2020 was the year electric-car maker Tesla Inc. became the most valuable auto maker in the world and Airbnb made its debut on the public market with a valuation greater than that of Marriott International Inc., Hilton Worldwide Holdings Inc. and Hyatt Hotels Corp. combined. It also was the year when many technology companies disproportionately benefited from a pandemic that has forced individuals to spend more time at home and online. Zoom Video Communications Inc. is up 419% for the year to date, more than 26 times the S&P 500's gain. Online retailer Etsy Inc. has risen 314% while PayPal Holdings Inc. has climbed 114%.
Appetite for newly listed technology stocks has been even more striking -- so much so that a few companies, including Roblox Corp., decided to delay their planned IPOs to try to better understand how to price their shares.

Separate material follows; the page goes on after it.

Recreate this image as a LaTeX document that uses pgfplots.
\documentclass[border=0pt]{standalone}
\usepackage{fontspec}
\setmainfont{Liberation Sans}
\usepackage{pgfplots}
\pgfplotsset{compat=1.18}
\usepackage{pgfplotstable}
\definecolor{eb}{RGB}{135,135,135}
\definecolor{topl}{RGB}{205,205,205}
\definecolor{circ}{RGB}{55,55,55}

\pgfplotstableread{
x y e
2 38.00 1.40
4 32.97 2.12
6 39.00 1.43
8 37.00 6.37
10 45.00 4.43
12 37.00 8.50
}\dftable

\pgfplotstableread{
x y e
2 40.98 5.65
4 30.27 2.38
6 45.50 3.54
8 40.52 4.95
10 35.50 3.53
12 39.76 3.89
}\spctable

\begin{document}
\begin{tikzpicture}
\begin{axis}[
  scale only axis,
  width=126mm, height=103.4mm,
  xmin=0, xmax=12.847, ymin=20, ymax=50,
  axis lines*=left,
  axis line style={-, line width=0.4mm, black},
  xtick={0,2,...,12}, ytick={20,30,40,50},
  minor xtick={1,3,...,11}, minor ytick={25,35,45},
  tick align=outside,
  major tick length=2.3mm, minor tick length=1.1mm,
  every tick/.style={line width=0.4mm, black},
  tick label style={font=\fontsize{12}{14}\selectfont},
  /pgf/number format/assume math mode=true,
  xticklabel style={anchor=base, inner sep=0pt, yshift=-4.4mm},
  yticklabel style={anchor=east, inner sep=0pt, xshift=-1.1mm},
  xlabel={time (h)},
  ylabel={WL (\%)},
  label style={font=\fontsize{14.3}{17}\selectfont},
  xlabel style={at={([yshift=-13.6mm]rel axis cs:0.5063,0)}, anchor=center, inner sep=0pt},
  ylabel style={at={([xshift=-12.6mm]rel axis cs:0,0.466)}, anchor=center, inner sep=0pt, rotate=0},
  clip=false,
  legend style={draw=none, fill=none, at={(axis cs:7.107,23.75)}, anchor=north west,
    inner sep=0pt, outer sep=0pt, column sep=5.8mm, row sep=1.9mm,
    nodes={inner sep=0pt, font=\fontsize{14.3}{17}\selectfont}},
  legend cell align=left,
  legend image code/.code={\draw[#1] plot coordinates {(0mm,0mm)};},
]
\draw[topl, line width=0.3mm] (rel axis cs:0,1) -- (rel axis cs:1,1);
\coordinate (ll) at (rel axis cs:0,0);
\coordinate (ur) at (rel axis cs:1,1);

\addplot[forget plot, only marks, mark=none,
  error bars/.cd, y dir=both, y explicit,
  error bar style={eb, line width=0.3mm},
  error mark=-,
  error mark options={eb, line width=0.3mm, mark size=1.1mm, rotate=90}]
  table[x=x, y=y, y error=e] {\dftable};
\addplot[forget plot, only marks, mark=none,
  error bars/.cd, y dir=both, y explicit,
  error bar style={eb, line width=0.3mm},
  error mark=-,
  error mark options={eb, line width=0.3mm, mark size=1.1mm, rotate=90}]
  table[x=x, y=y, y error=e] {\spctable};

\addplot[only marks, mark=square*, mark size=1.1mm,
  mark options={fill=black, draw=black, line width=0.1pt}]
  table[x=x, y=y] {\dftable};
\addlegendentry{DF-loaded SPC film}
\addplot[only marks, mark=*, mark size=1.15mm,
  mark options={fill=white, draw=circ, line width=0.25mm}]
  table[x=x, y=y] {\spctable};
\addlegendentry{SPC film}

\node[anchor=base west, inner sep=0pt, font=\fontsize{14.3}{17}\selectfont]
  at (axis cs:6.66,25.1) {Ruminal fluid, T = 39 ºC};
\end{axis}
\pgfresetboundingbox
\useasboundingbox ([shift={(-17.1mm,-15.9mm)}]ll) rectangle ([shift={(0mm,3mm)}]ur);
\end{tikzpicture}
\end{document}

It is the type of scenario that can make investors feel like the most reliable stock market play is simply betting on the fastest-growing technology stocks.
To be sure, an investor fixated on growth might have missed out on a number of cheaper, more "old-school" stocks that benefited from the pandemic, such as Clorox Co. or Domino's Pizza Inc. Money managers who are overwhelmingly concentrated in growth stocks also have had the disadvantage of being hit particularly hard during recent market reversals, like in November when Pfizer Inc. released promising news about its Covid-19 vaccine. Stocks including Zoom and Peloton Interactive had one of their worst days of the year Nov. 9, logging double-digit percentage declines, although they quickly made up ground in the weeks that followed.

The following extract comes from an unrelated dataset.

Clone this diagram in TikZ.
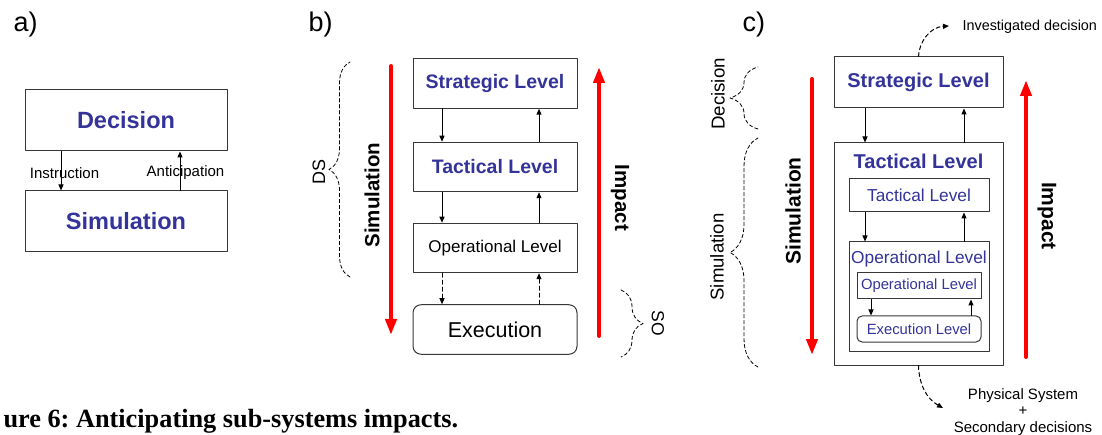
\documentclass[tikz,border=0pt]{standalone}
\usepackage{fontspec}
\setmainfont{Liberation Sans}
\newfontfamily\capfont{Liberation Serif}
\usetikzlibrary{arrows.meta,decorations.pathreplacing}
\definecolor{lvlblue}{RGB}{51,51,153}
\definecolor{boxgray}{RGB}{55,55,55}
\newcommand{\fsz}[1]{\fontsize{#1}{#1}\selectfont}
\frenchspacing
\begin{document}
\begin{tikzpicture}[x=1pt,y=-1pt,line join=round,line cap=round,
	box/.style={draw=boxgray,line width=1pt,inner sep=0pt},
	boxb/.style={box,minimum width=164pt,minimum height=49.5pt},
	tag/.style={anchor=base west,font=\fsz{27}},
	arr/.style={-{Triangle[length=6pt,width=5pt]},line width=1pt},
	darr/.style={arr,dash pattern=on 4pt off 3pt},
	bigarr/.style={red,line width=4pt,-{Triangle[length=16pt,width=11pt]}},
	dbrace/.style={decorate,decoration={brace,amplitude=#1},dash pattern=on 3.5pt off 2.5pt,line width=.8pt}]
	\useasboundingbox (0,0) rectangle (1102,435);
	\path
	(391,66) coordinate (bsimT)
	(391,335) coordinate (bsimB)
	(599,336) coordinate (bimpB)
	(599,67) coordinate (bimpT)
	(812,79) coordinate (csimT)
	(812,355) coordinate (csimB)
	(1026,357) coordinate (cimpB)
	(1026,80) coordinate (cimpT)
	(350,277) coordinate (dsB)
	(350,62) coordinate (dsT)
	(621,290) coordinate (soT)
	(621,357) coordinate (soB)
	(758,129) coordinate (cdecB)
	(758,67) coordinate (cdecT)
	(758,367) coordinate (csiB)
	(758,138) coordinate (csiT)
	(949,26) coordinate (invTip)
	(943,408) coordinate (physTip)
	;
	\node[tag] (ta) at (10,32) {a)};
	\node[tag] (tb) at (305,32) {b)};
	\node[tag] (tc) at (739,32) {c)};
	\node[box,minimum width=202pt,minimum height=61pt,text=lvlblue,font=\bfseries\fsz{23.5}] (dec) at (126,120.5) {Decision};
	\node[box,minimum width=202pt,minimum height=61pt,text=lvlblue,font=\bfseries\fsz{23.5}] (sim) at (126,221.5) {Simulation};
	\draw[arr] ([xshift=-65pt]dec.south) -- ([xshift=-65pt]sim.north);
	\draw[arr] ([xshift=54pt]sim.north) -- ([xshift=54pt]dec.south);
	\node[font=\fsz{15}] (instr) at (64.5,173) {Instruction};
	\node[font=\fsz{15}] (antic) at (185.5,173) {Anticipation};
	\node[boxb,text=lvlblue,font=\bfseries\fsz{19.5}] (bstr) at (495,83.5) {Strategic Level};
	\node[boxb,text=lvlblue,font=\bfseries\fsz{19.5}] (btac) at (495,167) {Tactical Level};
	\node[boxb,font=\fsz{17}] (bop) at (495,248) {Operational Level};
	\node[boxb,rounded corners=8pt,font=\fsz{21.5}] (bex) at (495,329.5) {Execution};
	\draw[arr] ([xshift=-53pt]bstr.south) -- ([xshift=-53pt]btac.north);
	\draw[arr] ([xshift=44pt]btac.north) -- ([xshift=44pt]bstr.south);
	\draw[arr] ([xshift=-53pt]btac.south) -- ([xshift=-53pt]bop.north);
	\draw[arr] ([xshift=44pt]bop.north) -- ([xshift=44pt]btac.south);
	\draw[darr] ([xshift=-53pt]bop.south) -- ([xshift=-53pt]bex.north);
	\draw[darr] ([xshift=44pt]bex.north) -- ([xshift=44pt]bop.south);
	\draw[bigarr] (bsimT) -- (bsimB);
	\draw[bigarr] (bimpB) -- (bimpT);
	\node[rotate=90,font=\bfseries\fsz{20.5}] (bsimL) at (372,195) {Simulation};
	\node[rotate=-90,font=\bfseries\fsz{20.5}] (bimpL) at (620,198) {Impact};
	\draw[dbrace=21pt] (dsB) -- (dsT);
	\draw[dbrace=22pt] (soT) -- (soB);
	\node[rotate=90,font=\fsz{18}] (dsL) at (319,172) {DS};
	\node[rotate=-90,font=\fsz{17.5}] (soL) at (658,323) {SO};
	\node[box,minimum width=169pt,minimum height=51pt,text=lvlblue,font=\bfseries\fsz{20}] (cstr) at (918.5,82.5) {Strategic Level};
	\node[box,minimum width=169pt,minimum height=222pt] (ctac) at (918.5,254) {};
	\node[anchor=base,text=lvlblue,font=\bfseries\fsz{20}] (ctacL) at (918.5,168.5) {Tactical Level};
	\node[box,minimum width=140pt,minimum height=33pt,text=lvlblue,font=\fsz{17.3}] (citac) at (919,195.5) {Tactical Level};
	\node[box,minimum width=140pt,minimum height=109pt] (cop) at (919,296.5) {};
	\node[anchor=base,text=lvlblue,font=\fsz{17.3}] (copL) at (919,263.5) {Operational Level};
	\node[box,minimum width=124pt,minimum height=26pt,text=lvlblue,font=\fsz{14.8}] (ciop) at (919,286) {Operational Level};
	\node[box,rounded corners=5pt,minimum width=124pt,minimum height=26pt,text=lvlblue,font=\fsz{14.8}] (cex) at (919,329) {Execution Level};
	\draw[arr] ([xshift=-53.5pt]cstr.south) -- ([xshift=-53.5pt]ctac.north);
	\draw[arr] ([xshift=45.5pt]ctac.north) -- ([xshift=45.5pt]cstr.south);
	\draw[arr] ([xshift=-54pt]citac.south) -- ([xshift=-54pt]cop.north);
	\draw[arr] ([xshift=45pt]cop.north) -- ([xshift=45pt]citac.south);
	\draw[arr] ([xshift=-48pt]ciop.south) -- ([xshift=-48pt]cex.north);
	\draw[arr] ([xshift=52pt]cex.north) -- ([xshift=52pt]ciop.south);
	\draw[bigarr] (csimT) -- (csimB);
	\draw[bigarr] (cimpB) -- (cimpT);
	\node[rotate=90,font=\bfseries\fsz{21}] (csimL) at (793,211) {Simulation};
	\node[rotate=-90,font=\bfseries\fsz{21}] (cimpL) at (1047,216) {Impact};
	\draw[dbrace=28pt] (cdecB) -- (cdecT);
	\draw[dbrace=28pt] (csiB) -- (csiT);
	\node[rotate=90,font=\fsz{18.7}] (cdecL) at (718,94) {Decision};
	\node[rotate=90,font=\fsz{18.6}] (csiL) at (717,257) {Simulation};
	\draw[darr] (cstr.north) .. controls (919,42) and (930,27) .. (invTip);
	\draw[darr] (ctac.south) .. controls (919,385) and (927,399) .. (physTip);
	\node[anchor=base west,font=\fsz{14.4}] (inv) at (959,31) {Investigated decision};
	\node[anchor=base,align=center,font=\fsz{15}] (phys) at (1023,432) {Physical System\\[1.5pt]+\\[1.5pt]Secondary decisions};
	\node[anchor=base west,font=\capfont\bfseries\fsz{26.3}] (cap) at (0,427) {ure 6: Anticipating sub-systems impacts.};
\end{tikzpicture}
\end{document}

But none of that necessarily means 2021 will be the year that growth stocks take a back seat to value. Society as a whole was becoming more technology-oriented, even before the pandemic, Mr. Bassett said. The end of the coronavirus pandemic won't be a panacea to companies in already struggling sectors such as oil or bricks-and-mortar retail.
"I don't recommend buying companies that were tarnished goods before Covid," Mr. Slimmon said.